### SHORT PROBLEM:
From the first line of the listing below, retype each line up to and including the one with "plt.rcParams['font.family'] = ['Liberation"; pictures stay out.

### SUPPLIED MATERIAL:
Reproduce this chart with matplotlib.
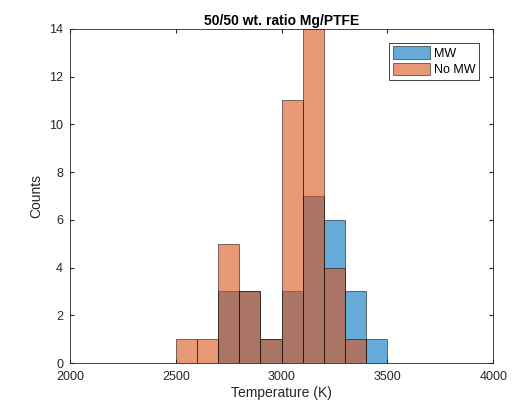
import numpy as np
import matplotlib.pyplot as plt

plt.rcParams['font.family'] = ['Liberation Sans', 'DejaVu Sans']

bin_left = [2500, 2600, 2700, 2800, 2900, 3000, 3100, 3200, 3300, 3400]
mw_counts = [0, 0, 3, 3, 1, 3, 7, 6, 3, 1]
nomw_counts = [1, 1, 5, 3, 1, 11, 14, 4, 1, 0]

blue = (0, 0.447, 0.741)
orange = (0.85, 0.325, 0.098)

fig = plt.figure(figsize=(5.23, 4.07), dpi=100)
ax = fig.add_axes([0.134, 0.108, 0.809, 0.821])

ax.bar(bin_left, mw_counts, width=100, align='edge', color=blue, alpha=0.6,
       edgecolor='black', linewidth=0.6, label='MW')
ax.bar(bin_left, nomw_counts, width=100, align='edge', color=orange, alpha=0.6,
       edgecolor='black', linewidth=0.6, label='No MW')

ax.set_xlim(2000, 4000)
ax.set_ylim(0, 14)
ax.set_xticks([2000, 2500, 3000, 3500, 4000])
ax.set_yticks(np.arange(0, 15, 2))
ax.tick_params(direction='in', length=3, labelsize=9, colors='#262626',
               top=True, right=True)
ax.tick_params(axis='x', pad=6)
ax.tick_params(axis='y', pad=5)
for s in ax.spines.values():
    s.set_color('#262626')
    s.set_linewidth(0.6)

ax.set_xlabel('Temperature (K)', fontsize=10, color='#262626', labelpad=2)
ax.set_ylabel('Counts', fontsize=10, color='#262626')
ax.set_title('50/50 wt. ratio Mg/PTFE', fontsize=10, fontweight='bold', pad=3)

leg = ax.legend(loc='upper right', fontsize=9, fancybox=False, framealpha=1,
                edgecolor='#262626', handlelength=3.0, handleheight=1.2,
                borderaxespad=1.1, handletextpad=0.3, labelspacing=0.2,
                borderpad=0.3)
leg.get_frame().set_linewidth(0.6)

fig.savefig('out.png', dpi=100)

### EXERCISE RESULT:
Reproduce this chart with matplotlib.
import numpy as np
import matplotlib.pyplot as plt

plt.rcParams['font.family'] = ['Liberation Sans', 'DejaVu Sans']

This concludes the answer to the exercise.